What’s more, today dad showed me a grave that I’d never seen in my life, not once, honest to God, although it’s right on the way to the market.

So, there’s a mass grave there and a little marble gravestone with names on it. Right in the courtyard. Dad says that when he was small, he once saw a man going past the yard who noticed the grave, suddenly stopped, saluted the grave, and walked on with a military step. But there was no one else around, so this man did this precisely for the dead soldiers. And my dad always remembered this moment of respect.

So, I wish with all my heart that every time someone sees the graves of those russians who illegally crossed the border of Ukraine since 2014, that they spit on their graves.

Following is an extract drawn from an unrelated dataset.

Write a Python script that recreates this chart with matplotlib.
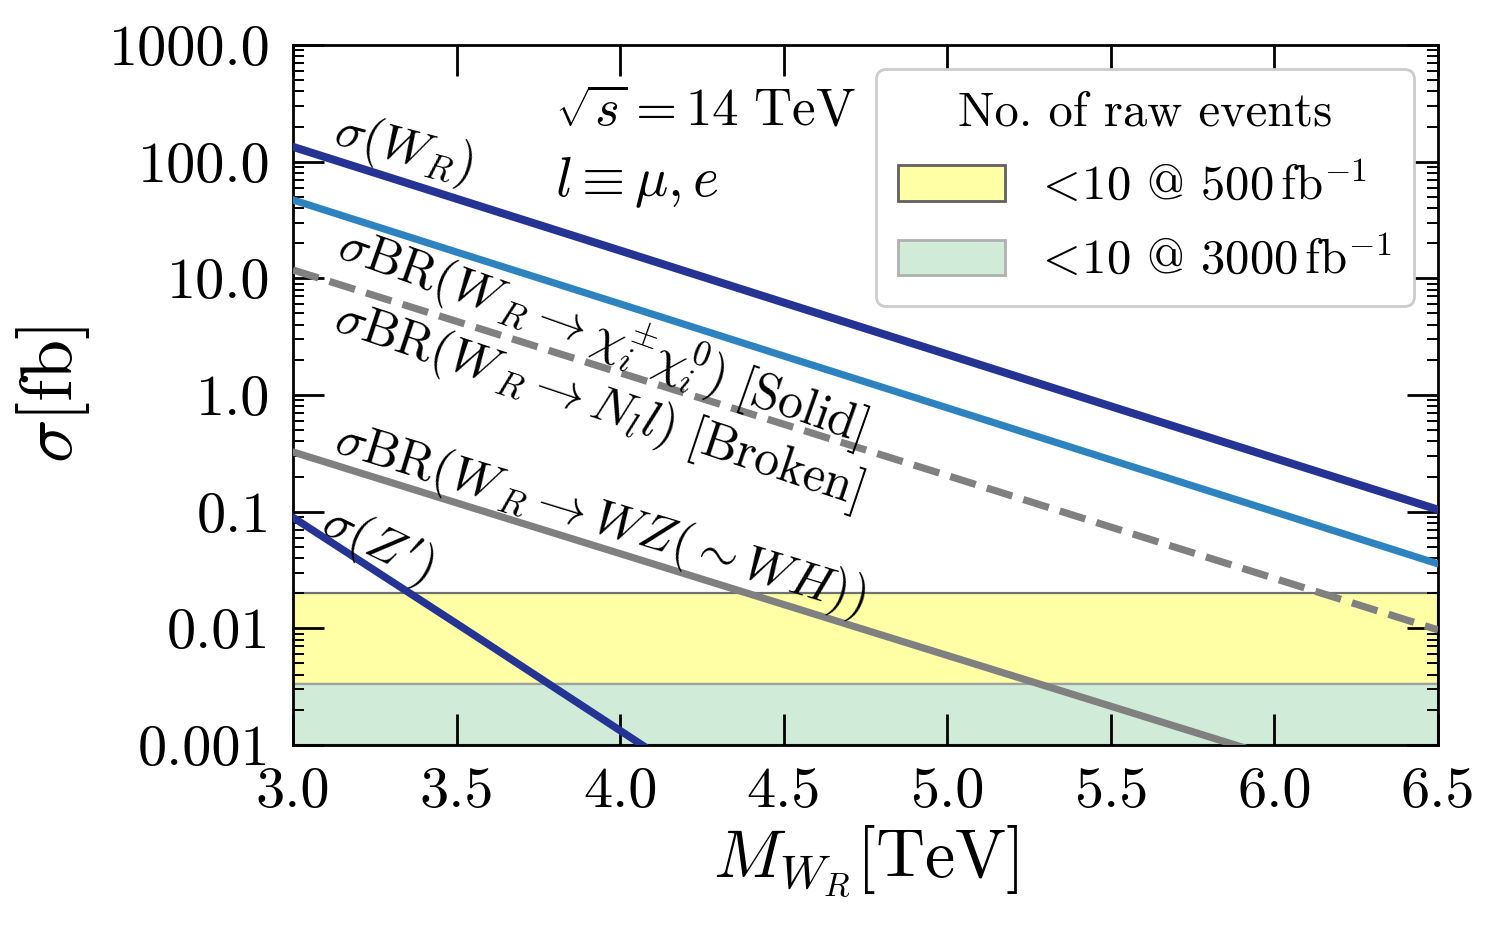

I wish that they would all die a wretched death. That all those who didn’t croak from explosions or bullets go back home missing arms or legs, that the parents are ashamed of their cripples and wish them a quick death rather than endless shame.

And that they all die in pain and poverty.

And when they die—I can believe in the hereafter, right?—, I hope that when they die, every night the Kozak-Kharakternyks** from Savur-Mohyla*** come to them and these Kharakternyks rip out their intestines and slowly wrap them around their embodied nails, put out their eyes, and carve them up into tiny pieces.

Every single night.

Without end.

For eternity.

PS Sorry that there’s so much.

Thanks for reading it through.

Anna-Yevhenia, Kharkiv-Kyiv, August 6, 2022

Translator: Lidia Wolanskyj

* «Khuiyoviy» means «fucked up, useless.» KTZ refers to the Kharkiv Tank Plant.

** «Kozak-Khraakternyks» were considered clairvoyant healers.

*** Savur-Mohyla is an old Kozak gravesite that was taken over by the russian proxies after fierce battles in August 2014.